Eu jamais saberia como seria minha vida agora se não tivesse tomado as decisões que tomei - ou, por outro lado, se tivesse tomado as decisões que não tomei. Mas não me preocupo com este exercício inútil de adivinhação. Se não fosse isso, seria aquilo; ou se não fosse aquilo, teria sido isso - e provavelmente eu continuaria aqui, neste mesmo lugar e desta mesma maneira. As decisões foram tomadas e parece não haver muito mais a ser feito. Como sinceramente não me lembro de algum dia ter agido de má-fé ou motivado por algum mau-caratismo explícito, me consola saber que o que eu fiz era o que eu podia ter feito naquele momento - talvez nem mais, talvez nem menos. Mas tudo aquilo que deixa um gosto morno na boca também costuma doer. Hoje eu me deito na cama e durmo. Como diria meu pai, quando eu era criança, o merecido sono dos justos. Mas acho que os grandes momentos, as grandes ocasiões em que a vida realmente parece valer a pena, são aqueles em que os nossos companheiros são a insônia e o sobressalto.

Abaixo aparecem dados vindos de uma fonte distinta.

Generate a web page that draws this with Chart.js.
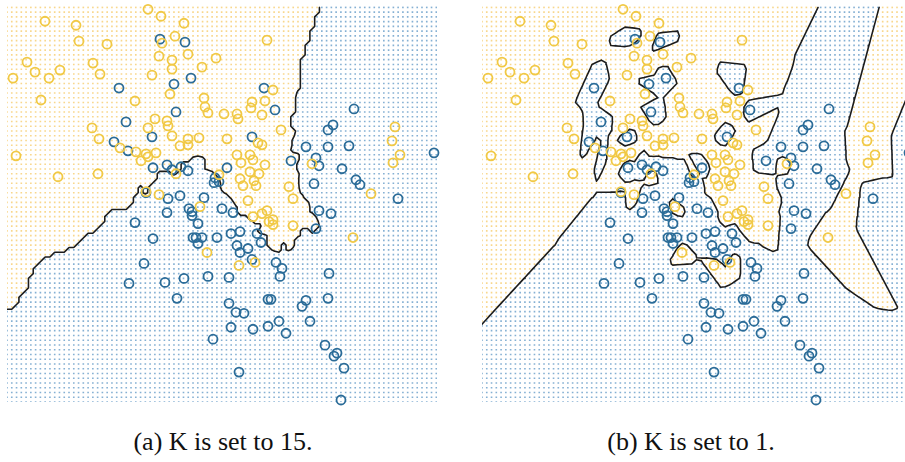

Daí eu volto a pensar naqueles artistas e famosos que nunca se arrependeram de nada, que sempre tomaram a decisão correta, que nunca se culparam por nenhum reverso travado que fez o avião deles cair de bico quando o céu estava azul, a pista seca e nem vento havia, que nunca foram para a cama acreditando que, por culpa deles mesmos, a noite seria longa e fria e solitária demais, que nunca foram extremamente cruéis consigo próprios, que nunca perderam a tacada final quando o jogo estava praticamente ganho e que nunca, ao que tudo indica, perderam alguns momentos preciosos imagiando como seriam suas vidas se em vez de terem virado à direita tivessem dobrado à esquerda... Daí eu volto mais uma vez a pensar neles e, sinceramente, eu não os invejo. Quando os meus arrependimentos me abandonarem, todos eles, daí sim eu passarei a achar que há algo errado na vida. Muito errado.

2 comentários:

Anônimo disse...

é isso. obrigado por abrir meus olhos para o q está bem na minha cara.

ismael.

Marcelo disse...

Me arrependo de muita coisa. Uma delas foi ter passado tanto tempo sem falar com pessoas tão ótimas e incríveis como vc e a "mãe" Ricca. Obrigado por ser tão generoso (é bem mais fácil fazer isso pelo teclado, mas um dia digo isso pra vc)!